Ask These Four Questions
The next time you're talking about recruitment strategies, designing marketing campaigns, or competitive positioning, consider these questions:
What specific attention are we competing for? Not what attention do we assume we deserve, but what particular focus and mental energy are we asking prospective students to give us, and what else is competing for that same attention during their decision-making process.
Who else is trying to capture that attention? Not just other universities, but every source of information, guidance, and inspiration that influences how students think about their futures, including content creators, professionals, platforms, and communities they trust.
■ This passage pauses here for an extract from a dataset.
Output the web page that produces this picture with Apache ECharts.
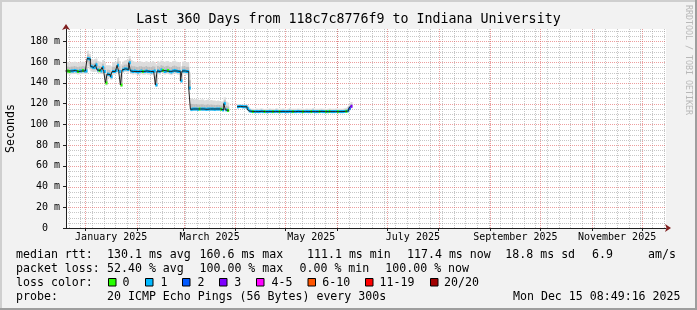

What can we uniquely provide that justifies sustained attention? Not what can we provide that's similar to digital alternatives, but what requires our specific institutional capabilities, resources, and structure that cannot be accessed elsewhere or replicated through individual content consumption.
How do we earn attention rather than assume it? Not how do we convince students to pay attention to us, but how do we make what we offer so distinctly valuable that students choose to focus on us despite unlimited alternatives competing for their mental bandwidth.
Because once you accept that every moment of prospective student focus is a choice in a competitive marketplace, you realize something powerful: The institutions that win aren't the ones with the best websites, the most impressive facilities, or the slickest marketing campaigns. They're the ones that become genuinely worth paying attention to in a world where attention itself has become the most valuable currency.
And that's not just a better recruitment strategy. In an attention economy, it's the only strategy that works when students have unlimited alternatives competing for the same finite resource: their focus, their time, and their mental energy as they make some of the most important decisions of their lives.